= Data extract =
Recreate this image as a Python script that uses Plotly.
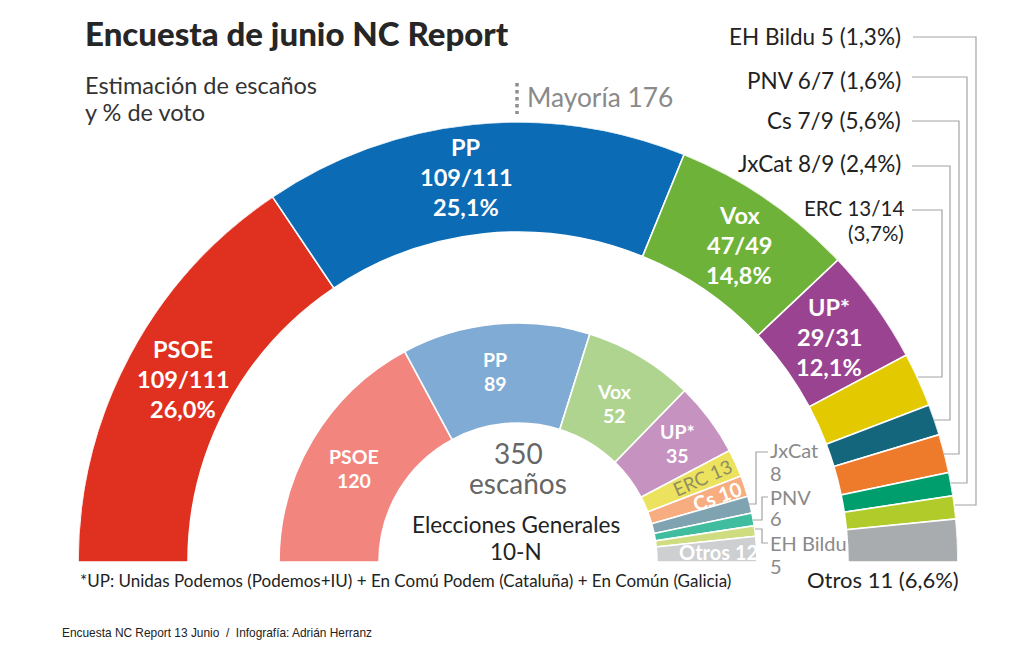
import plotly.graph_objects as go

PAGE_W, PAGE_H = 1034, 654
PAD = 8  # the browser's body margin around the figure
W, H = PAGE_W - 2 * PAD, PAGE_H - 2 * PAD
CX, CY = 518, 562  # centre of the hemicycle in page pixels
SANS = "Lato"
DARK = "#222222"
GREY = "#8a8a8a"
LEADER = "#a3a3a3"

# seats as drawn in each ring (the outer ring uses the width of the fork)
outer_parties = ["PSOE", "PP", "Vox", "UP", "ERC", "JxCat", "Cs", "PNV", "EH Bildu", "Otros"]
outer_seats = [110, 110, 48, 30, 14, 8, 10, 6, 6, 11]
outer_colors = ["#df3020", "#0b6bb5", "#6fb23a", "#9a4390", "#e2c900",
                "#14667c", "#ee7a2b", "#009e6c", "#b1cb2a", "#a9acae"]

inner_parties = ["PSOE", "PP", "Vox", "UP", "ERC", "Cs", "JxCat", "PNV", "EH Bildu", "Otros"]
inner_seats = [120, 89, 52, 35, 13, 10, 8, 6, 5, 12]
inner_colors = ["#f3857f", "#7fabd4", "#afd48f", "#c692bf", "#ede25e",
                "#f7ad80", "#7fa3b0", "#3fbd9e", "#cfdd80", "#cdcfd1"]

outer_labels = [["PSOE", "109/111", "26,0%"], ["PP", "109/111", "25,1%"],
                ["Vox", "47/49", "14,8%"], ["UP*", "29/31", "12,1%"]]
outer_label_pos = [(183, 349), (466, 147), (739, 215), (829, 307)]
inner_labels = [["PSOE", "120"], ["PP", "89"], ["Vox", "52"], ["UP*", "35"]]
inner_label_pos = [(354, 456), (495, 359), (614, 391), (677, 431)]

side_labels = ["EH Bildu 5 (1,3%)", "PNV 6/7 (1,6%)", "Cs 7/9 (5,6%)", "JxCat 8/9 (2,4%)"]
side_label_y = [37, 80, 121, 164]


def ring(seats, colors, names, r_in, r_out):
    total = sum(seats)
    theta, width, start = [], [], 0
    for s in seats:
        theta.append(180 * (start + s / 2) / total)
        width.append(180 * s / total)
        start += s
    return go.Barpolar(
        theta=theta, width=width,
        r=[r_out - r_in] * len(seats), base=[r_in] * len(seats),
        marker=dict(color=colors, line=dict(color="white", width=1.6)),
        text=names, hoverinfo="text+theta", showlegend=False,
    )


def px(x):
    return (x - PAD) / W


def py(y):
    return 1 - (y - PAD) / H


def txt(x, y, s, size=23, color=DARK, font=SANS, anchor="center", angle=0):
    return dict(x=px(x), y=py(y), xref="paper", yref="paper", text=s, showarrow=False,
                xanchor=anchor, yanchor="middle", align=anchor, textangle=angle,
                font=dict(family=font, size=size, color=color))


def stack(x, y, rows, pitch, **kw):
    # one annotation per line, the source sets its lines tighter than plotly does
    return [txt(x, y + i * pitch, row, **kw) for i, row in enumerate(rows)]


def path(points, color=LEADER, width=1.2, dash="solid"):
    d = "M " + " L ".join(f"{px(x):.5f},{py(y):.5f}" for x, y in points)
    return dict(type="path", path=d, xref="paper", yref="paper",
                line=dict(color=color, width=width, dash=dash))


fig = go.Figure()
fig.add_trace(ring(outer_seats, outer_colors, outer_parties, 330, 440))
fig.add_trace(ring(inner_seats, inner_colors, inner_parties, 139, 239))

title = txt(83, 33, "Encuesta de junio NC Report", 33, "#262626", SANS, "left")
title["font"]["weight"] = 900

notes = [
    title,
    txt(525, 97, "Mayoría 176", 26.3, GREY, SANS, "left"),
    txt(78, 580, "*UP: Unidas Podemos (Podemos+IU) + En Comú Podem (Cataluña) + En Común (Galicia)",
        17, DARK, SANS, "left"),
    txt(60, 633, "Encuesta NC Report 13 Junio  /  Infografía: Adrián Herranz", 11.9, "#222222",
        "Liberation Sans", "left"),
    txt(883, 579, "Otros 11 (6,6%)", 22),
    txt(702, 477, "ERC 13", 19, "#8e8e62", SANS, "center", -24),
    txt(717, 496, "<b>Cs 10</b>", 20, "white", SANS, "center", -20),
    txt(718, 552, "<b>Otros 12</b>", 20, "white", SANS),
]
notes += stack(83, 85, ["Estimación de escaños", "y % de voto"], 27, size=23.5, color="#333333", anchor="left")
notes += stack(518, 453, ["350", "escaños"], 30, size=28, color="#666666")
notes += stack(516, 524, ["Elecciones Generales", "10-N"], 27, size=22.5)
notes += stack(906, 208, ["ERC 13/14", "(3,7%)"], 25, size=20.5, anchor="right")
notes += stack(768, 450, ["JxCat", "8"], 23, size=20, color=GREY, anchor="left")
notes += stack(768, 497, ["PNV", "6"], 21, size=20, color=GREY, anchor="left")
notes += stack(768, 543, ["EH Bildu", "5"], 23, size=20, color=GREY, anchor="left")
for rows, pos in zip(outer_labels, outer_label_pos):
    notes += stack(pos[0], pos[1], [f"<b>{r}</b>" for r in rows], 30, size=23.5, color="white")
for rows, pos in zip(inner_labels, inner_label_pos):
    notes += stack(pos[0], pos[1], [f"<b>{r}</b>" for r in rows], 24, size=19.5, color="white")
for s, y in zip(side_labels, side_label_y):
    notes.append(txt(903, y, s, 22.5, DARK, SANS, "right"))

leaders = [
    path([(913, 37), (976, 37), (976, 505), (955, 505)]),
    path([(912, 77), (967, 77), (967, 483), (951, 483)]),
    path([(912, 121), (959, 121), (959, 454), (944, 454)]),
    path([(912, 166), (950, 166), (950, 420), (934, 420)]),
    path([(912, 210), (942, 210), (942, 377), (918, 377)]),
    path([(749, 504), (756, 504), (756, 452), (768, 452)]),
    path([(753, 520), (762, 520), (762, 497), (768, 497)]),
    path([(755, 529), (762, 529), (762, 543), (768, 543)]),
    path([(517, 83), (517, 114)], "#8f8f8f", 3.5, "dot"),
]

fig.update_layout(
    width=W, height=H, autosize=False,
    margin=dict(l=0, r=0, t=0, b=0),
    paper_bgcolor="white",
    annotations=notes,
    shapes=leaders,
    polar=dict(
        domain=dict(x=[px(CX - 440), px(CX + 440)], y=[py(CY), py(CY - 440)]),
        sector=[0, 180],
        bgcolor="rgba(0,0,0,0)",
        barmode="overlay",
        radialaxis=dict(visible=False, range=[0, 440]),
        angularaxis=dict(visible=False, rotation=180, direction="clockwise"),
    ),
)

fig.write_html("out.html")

= Goal of the exercise =
Which lines in the data above contain "uses"? Show each one.

= Result for this task =
Recreate this image as a Python script that uses Plotly.
# seats as drawn in each ring (the outer ring uses the width of the fork)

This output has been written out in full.